### WORK TO COMPLETE
Extract only the first line of the listing and every line after it up to and including the one with "of Open Research". Omit the pictures.

### AVAILABLE DATA
§ §

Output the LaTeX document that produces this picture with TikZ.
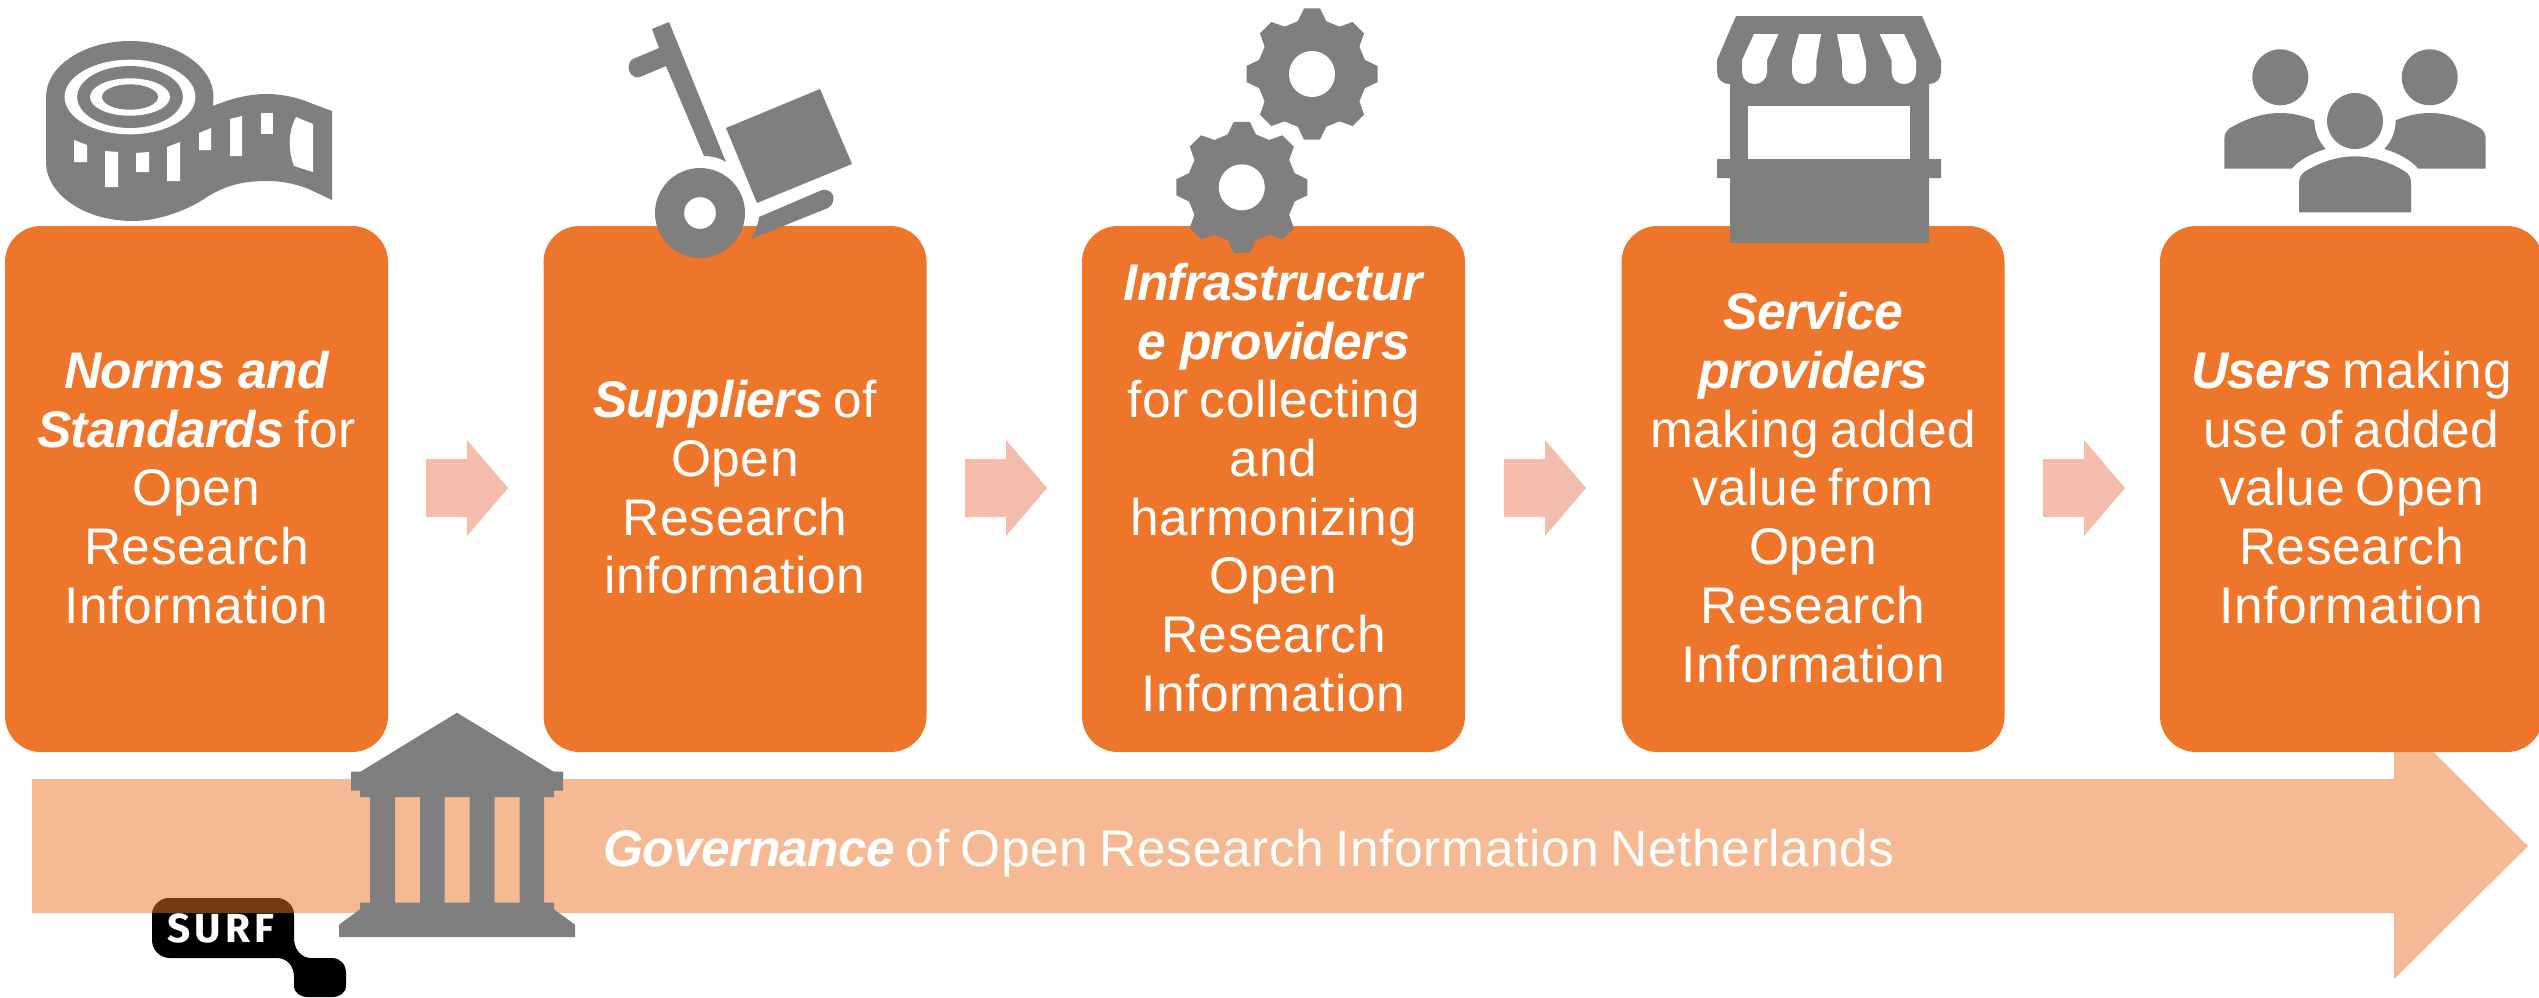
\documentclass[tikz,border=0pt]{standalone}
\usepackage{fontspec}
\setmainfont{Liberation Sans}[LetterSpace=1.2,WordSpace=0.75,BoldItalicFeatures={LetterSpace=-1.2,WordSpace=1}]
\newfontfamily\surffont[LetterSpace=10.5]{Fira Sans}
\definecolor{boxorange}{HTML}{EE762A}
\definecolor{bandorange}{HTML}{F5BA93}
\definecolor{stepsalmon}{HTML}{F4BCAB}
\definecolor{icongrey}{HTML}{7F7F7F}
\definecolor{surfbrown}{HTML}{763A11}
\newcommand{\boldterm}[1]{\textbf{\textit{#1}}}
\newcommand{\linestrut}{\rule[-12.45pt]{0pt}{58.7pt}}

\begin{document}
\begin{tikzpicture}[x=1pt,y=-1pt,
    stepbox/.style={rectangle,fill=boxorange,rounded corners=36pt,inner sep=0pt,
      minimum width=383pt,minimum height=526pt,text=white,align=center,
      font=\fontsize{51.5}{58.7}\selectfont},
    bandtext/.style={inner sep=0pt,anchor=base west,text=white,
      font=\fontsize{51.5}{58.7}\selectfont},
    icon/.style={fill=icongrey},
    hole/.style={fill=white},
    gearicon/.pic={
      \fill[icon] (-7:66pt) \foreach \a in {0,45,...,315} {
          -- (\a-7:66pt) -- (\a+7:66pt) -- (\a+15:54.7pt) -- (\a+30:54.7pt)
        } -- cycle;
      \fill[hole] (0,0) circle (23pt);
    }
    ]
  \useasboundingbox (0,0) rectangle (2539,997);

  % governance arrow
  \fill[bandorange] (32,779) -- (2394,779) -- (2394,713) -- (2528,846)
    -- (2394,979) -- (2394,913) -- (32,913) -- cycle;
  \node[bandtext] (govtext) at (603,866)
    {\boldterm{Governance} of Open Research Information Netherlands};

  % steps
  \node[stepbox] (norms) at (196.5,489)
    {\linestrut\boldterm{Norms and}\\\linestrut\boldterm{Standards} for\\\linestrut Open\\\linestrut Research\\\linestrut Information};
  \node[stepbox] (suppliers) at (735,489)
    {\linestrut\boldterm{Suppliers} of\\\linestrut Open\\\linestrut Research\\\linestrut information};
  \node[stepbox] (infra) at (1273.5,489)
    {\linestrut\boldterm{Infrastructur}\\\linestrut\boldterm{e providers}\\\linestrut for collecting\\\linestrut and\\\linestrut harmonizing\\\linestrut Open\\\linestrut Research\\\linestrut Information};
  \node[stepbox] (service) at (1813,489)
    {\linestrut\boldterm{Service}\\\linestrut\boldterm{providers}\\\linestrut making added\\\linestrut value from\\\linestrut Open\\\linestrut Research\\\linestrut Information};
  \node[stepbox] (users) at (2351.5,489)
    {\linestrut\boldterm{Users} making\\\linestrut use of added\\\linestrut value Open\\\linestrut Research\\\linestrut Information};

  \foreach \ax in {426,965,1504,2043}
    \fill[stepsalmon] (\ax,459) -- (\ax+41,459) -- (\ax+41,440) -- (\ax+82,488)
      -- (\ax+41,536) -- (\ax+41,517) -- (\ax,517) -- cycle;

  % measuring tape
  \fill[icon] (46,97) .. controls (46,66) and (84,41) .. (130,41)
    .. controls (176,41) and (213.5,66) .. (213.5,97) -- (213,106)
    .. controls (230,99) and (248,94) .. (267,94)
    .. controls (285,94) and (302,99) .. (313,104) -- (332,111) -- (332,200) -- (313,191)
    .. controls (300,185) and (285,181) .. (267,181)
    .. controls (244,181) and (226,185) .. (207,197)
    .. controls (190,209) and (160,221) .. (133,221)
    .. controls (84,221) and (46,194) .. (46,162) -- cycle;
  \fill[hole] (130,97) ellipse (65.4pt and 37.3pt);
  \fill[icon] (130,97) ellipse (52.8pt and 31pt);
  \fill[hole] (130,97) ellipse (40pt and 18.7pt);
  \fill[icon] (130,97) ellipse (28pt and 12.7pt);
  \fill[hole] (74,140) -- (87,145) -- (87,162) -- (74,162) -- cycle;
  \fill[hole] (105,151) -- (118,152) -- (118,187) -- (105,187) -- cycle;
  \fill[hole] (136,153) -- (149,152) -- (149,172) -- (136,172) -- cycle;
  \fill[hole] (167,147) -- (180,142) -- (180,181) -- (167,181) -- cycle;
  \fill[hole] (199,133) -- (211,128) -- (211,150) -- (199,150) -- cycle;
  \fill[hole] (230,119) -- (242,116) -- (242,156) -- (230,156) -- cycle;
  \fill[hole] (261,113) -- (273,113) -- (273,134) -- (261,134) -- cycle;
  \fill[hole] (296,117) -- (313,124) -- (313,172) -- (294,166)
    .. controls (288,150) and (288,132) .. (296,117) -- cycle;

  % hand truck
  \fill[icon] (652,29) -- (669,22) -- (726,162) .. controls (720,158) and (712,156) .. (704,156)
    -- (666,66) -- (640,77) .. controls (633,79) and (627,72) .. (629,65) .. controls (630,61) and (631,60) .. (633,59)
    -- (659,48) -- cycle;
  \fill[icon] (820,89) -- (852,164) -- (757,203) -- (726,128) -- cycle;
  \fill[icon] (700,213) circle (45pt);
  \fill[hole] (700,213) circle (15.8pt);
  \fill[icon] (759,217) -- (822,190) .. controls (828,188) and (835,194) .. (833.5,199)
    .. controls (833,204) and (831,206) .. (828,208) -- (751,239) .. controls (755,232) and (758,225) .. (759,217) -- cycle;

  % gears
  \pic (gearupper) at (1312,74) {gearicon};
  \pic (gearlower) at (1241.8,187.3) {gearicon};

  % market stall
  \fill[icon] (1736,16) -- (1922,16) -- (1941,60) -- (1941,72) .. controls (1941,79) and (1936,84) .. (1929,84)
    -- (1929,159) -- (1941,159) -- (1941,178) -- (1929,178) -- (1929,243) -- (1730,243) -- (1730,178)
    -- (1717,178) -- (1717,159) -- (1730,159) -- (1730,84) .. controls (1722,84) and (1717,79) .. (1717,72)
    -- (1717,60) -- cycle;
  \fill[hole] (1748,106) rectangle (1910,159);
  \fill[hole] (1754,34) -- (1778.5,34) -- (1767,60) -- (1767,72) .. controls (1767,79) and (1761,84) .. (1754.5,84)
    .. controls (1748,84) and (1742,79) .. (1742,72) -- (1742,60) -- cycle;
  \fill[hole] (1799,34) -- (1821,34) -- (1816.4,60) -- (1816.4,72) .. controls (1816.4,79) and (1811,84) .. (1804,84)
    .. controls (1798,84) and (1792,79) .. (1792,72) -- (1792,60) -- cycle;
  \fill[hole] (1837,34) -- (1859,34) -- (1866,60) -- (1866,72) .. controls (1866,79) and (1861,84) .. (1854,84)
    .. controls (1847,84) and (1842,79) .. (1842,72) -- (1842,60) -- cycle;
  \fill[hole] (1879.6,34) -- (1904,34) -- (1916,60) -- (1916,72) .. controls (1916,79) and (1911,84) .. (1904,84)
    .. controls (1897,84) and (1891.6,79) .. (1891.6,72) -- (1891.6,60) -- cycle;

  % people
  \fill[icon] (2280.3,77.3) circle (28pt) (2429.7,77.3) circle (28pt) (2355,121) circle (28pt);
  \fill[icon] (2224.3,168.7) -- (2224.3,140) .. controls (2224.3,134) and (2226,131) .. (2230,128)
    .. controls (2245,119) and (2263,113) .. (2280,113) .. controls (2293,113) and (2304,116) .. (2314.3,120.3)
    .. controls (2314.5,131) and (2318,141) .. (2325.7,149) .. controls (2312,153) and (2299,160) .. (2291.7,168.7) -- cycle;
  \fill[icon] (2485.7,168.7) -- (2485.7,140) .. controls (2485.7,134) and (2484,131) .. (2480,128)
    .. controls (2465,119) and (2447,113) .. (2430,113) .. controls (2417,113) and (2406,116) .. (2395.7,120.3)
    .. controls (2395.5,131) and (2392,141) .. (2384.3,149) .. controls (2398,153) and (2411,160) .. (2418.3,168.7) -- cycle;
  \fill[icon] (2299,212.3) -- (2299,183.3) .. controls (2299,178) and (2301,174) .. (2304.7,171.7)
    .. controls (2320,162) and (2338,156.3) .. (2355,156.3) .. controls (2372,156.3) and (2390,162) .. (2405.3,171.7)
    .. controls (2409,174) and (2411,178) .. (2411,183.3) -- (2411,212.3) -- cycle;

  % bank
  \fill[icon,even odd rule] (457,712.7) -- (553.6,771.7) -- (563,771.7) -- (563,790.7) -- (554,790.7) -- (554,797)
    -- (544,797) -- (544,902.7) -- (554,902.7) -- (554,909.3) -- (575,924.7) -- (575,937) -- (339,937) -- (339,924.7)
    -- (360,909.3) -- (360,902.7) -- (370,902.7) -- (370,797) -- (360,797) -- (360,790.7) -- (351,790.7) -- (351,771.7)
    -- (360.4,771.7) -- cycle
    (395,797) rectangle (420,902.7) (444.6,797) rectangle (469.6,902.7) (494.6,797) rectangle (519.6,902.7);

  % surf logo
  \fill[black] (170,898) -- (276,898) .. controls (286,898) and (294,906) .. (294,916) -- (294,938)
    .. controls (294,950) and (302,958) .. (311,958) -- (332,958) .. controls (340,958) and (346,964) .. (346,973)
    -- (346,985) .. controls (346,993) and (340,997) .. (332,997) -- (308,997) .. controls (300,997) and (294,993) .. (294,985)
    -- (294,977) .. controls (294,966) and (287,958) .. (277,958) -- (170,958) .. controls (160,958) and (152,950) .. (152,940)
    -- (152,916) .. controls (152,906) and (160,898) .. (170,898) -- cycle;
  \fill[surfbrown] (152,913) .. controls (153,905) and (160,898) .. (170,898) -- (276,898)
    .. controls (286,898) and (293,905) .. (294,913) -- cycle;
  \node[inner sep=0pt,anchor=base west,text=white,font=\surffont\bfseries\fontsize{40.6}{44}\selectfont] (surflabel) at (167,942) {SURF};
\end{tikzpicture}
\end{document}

§ §

### THE SOLUTION
Output the LaTeX document that produces this picture with TikZ.
\documentclass[tikz,border=0pt]{standalone}
\usepackage{fontspec}
\setmainfont{Liberation Sans}[LetterSpace=1.2,WordSpace=0.75,BoldItalicFeatures={LetterSpace=-1.2,WordSpace=1}]
\newfontfamily\surffont[LetterSpace=10.5]{Fira Sans}
\definecolor{boxorange}{HTML}{EE762A}
\definecolor{bandorange}{HTML}{F5BA93}
\definecolor{stepsalmon}{HTML}{F4BCAB}
\definecolor{icongrey}{HTML}{7F7F7F}
\definecolor{surfbrown}{HTML}{763A11}
\newcommand{\boldterm}[1]{\textbf{\textit{#1}}}
\newcommand{\linestrut}{\rule[-12.45pt]{0pt}{58.7pt}}

\begin{document}
\begin{tikzpicture}[x=1pt,y=-1pt,
    stepbox/.style={rectangle,fill=boxorange,rounded corners=36pt,inner sep=0pt,
      minimum width=383pt,minimum height=526pt,text=white,align=center,
      font=\fontsize{51.5}{58.7}\selectfont},
    bandtext/.style={inner sep=0pt,anchor=base west,text=white,
      font=\fontsize{51.5}{58.7}\selectfont},
    icon/.style={fill=icongrey},
    hole/.style={fill=white},
    gearicon/.pic={
      \fill[icon] (-7:66pt) \foreach \a in {0,45,...,315} {
          -- (\a-7:66pt) -- (\a+7:66pt) -- (\a+15:54.7pt) -- (\a+30:54.7pt)
        } -- cycle;
      \fill[hole] (0,0) circle (23pt);
    }
    ]
  \useasboundingbox (0,0) rectangle (2539,997);

  % governance arrow
  \fill[bandorange] (32,779) -- (2394,779) -- (2394,713) -- (2528,846)
    -- (2394,979) -- (2394,913) -- (32,913) -- cycle;
  \node[bandtext] (govtext) at (603,866)
    {\boldterm{Governance} of Open Research Information Netherlands};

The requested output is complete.